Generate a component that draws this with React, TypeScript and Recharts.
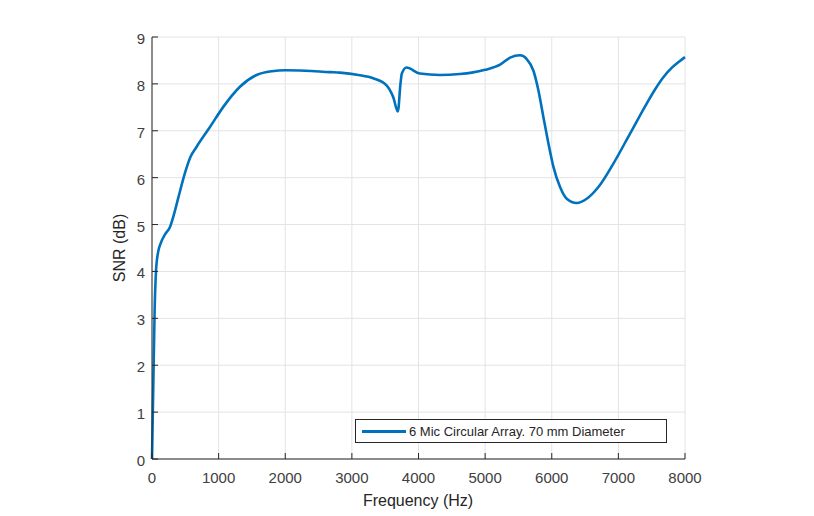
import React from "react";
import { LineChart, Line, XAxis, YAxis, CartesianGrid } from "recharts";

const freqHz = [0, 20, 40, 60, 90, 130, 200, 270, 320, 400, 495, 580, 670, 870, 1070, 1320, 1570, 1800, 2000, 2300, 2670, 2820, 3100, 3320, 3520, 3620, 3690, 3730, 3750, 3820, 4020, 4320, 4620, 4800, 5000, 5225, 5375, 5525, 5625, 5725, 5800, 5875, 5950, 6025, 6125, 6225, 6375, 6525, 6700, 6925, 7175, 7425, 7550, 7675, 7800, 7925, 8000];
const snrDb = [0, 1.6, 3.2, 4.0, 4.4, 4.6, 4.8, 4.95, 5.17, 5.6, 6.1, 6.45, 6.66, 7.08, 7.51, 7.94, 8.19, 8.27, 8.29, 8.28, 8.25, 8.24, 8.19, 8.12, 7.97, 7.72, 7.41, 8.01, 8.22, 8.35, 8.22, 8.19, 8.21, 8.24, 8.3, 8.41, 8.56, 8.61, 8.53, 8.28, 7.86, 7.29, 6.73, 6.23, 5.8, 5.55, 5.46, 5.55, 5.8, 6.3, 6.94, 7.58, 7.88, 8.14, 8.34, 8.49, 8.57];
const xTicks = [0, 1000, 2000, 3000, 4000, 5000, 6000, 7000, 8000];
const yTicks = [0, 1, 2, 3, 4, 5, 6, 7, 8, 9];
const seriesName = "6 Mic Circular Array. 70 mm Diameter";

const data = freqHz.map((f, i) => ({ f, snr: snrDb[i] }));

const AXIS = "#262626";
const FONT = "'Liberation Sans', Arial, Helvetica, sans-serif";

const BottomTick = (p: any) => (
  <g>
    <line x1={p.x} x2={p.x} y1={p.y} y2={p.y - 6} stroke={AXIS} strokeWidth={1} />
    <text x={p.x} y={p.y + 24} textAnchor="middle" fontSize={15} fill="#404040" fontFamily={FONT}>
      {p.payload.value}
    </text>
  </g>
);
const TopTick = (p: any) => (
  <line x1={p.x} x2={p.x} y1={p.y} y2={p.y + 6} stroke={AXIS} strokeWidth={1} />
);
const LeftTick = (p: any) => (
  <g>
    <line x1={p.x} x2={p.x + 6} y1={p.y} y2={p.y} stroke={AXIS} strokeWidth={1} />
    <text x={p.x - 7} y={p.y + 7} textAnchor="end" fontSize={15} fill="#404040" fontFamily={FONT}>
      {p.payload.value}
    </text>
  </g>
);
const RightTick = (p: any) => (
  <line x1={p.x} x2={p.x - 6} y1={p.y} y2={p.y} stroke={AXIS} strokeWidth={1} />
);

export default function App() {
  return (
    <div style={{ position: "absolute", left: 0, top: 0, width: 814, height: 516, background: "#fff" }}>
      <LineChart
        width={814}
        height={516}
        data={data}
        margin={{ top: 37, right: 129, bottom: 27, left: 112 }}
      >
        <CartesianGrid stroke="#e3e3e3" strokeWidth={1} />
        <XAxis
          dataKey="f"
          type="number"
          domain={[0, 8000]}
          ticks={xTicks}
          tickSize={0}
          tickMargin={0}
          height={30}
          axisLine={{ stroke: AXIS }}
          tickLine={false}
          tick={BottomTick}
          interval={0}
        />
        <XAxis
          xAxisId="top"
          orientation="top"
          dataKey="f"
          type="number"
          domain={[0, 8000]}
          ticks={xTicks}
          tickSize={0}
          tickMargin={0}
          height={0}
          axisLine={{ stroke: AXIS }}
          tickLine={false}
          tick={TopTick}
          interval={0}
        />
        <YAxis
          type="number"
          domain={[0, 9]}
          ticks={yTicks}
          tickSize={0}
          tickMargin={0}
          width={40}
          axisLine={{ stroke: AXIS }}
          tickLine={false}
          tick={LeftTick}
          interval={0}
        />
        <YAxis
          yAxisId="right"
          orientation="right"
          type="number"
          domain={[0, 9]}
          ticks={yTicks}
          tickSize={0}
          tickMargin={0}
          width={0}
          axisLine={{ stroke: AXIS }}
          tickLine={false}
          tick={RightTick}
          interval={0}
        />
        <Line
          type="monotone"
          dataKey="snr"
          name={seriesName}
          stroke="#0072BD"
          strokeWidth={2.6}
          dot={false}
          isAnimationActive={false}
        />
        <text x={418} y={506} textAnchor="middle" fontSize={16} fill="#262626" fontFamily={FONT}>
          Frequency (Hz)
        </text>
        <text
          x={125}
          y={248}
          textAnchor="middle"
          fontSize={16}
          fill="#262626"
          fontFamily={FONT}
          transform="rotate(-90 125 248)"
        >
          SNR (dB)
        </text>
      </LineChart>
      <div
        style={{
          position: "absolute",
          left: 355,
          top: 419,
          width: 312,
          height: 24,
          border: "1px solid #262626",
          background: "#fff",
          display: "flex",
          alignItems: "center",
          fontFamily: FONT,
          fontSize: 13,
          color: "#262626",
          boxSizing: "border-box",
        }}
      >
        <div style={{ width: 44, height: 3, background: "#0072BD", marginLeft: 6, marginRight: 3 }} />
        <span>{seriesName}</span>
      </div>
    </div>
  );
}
------------------------
Gather all lines where the word "React" appears.

Exercise output:
Generate a component that draws this with React, TypeScript and Recharts.
import React from "react";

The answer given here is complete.